Following a not-unexpected pregame scuffle (yes, there's video), early momentum seemed firmly on the red-and-black sideline. Jeff Driskel fumbled the ball on Florida's first play from scrimmage, recovered, then promptly re-fumbled on third down upon experiencing the first of five sacks he would sustain throughout the day. Jarvis Jones recovered for Georgia, his first big play in an outing that would end with a career-high 13 tackles, 4.5 tackles for loss, three sacks, two forced fumbles and two fumble recoveries. "I don't even know for sure what all [Jones] did," said Richt, "but I know he did some big things. It's unfortunate he hasn't been healthy, but he just gets right back up." Sleep tight, America, in sweet terror of a healthy Jarvis Jones.
After taking over at Florida's 20-yard line, Georgia scored in three plays and fewer than 90 seconds on a 10-yard Todd Gurley run. (Gurley then drew a 15-yard unsportsmanlike conduct penalty for Gator-chomping in the end zone, and we will save our thousand-word screed on why these continue to be the stupidest of all stupid rules for another day.)
Did you enjoy that first, fast, responsive touchdown? Did you gobble it all down immediately, or store some of it away in your cheek like a squirrel settling in for a long winter? We hope so, because that marked one of only two successful trips to the end zone in the entire game, and the second wouldn't come until midway through the fourth quarter. The 2012 season marks the first time since 1988 that Georgia has both beaten Florida and prevented the Gators from scoring a single touchdown.
Here's a brief summation of what happened for the rest of the first quarter: Florida turned the ball over on downs; Georgia punted rapidly; Florida bobbled that punt return but recovered only to mount an even shorter unsuccessful drive of its own; Loucheiz Purifoy sort of twirled and fell down to avoid being hit by Florida's next punt; Aaron Murray threw into triple coverage and got intercepted; Florida put 12 men on the field for first down and Jeff Driskel was sacked, again, and fumbled, again. Yes, this all happened before the end of the first quarter.

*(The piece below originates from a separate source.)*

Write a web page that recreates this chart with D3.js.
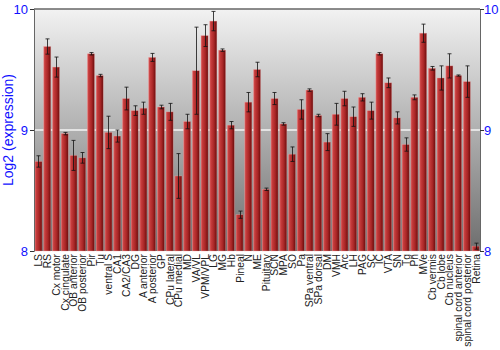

In the second quarter, with Georgia mid-drive in the Gators' red zone, Murray threw a dart across the middle, which ricocheted off the hands of intended receiver Rantavious Wooten and into the waiting arms of Florida free safety Josh Evans. The Gators took over at their own nine-yard line after intercepting Murray, but settled for a 38-yard field goal. Given the offensive ineptitude to this point, and considering how deep they were in their own territory, we must accept that this was a tall task. So let's try something simpler: On Georgia's very next drive, Murray was intercepted again, throwing a beautiful pass to Gator Matt Elam, who was subsequently tackled by Todd Gurley after running the ball to Georgia's 11-yard line. Would you care to guess what happened next? Those offering "three-and-out and a 22-yard field goal," collect your winnings.
The half wound down with a Georgia three-and-out and with Bacarri Rambo intercepting Driskel in Georgia's end zone. Murray, through two quarters, completed 4-of-8 passing attempts, and three of those incompletions doubled as interceptions. In September, we could've called this the Reverse Geno.
If you've read this far, bless your hearts, you have a pretty good grasp of what went on in Jacksonville tonight. Georgia surrendered possession in under three minutes to begin the third quarter, got the ball right back after a Driskel interception and settled for a 29-yard field goal, despite taking over at the Florida 25-yard line. Trey Burton popped in at quarterback for the Gators, and popped right back out again after fumbling a handoff exchange on his first snap. Georgia's subsequent field goal attempt, following another three-and-out, missed from 37 yards. This is about the time we briefly gave up on football altogether to watch a bird that had wandered onto the field:
When we came to, several punts had been traded and the fourth quarter was underway. Rambo came barreling through Florida's line so fast that it looked like he'd had the whole field to get a running start on knocking Driskel's block off. The Gators would manage one more score, a 50-yard field goal, before being put away by Murray, Malcolm Mitchell and a 45-yard touchdown to bookend the game with just under eight minutes remaining. A promising final Florida drive was snuffed out by Jones, who bear-hugged Jordan Reed as Reed attempted to hurdle a defender near the goal line.
"There isn't a better feeling," Murray said while basking in the postgame celebration. Contrasted with how Georgia must have felt each and every time the Dawgs attempted to fritter this game away, we suppose he's correct.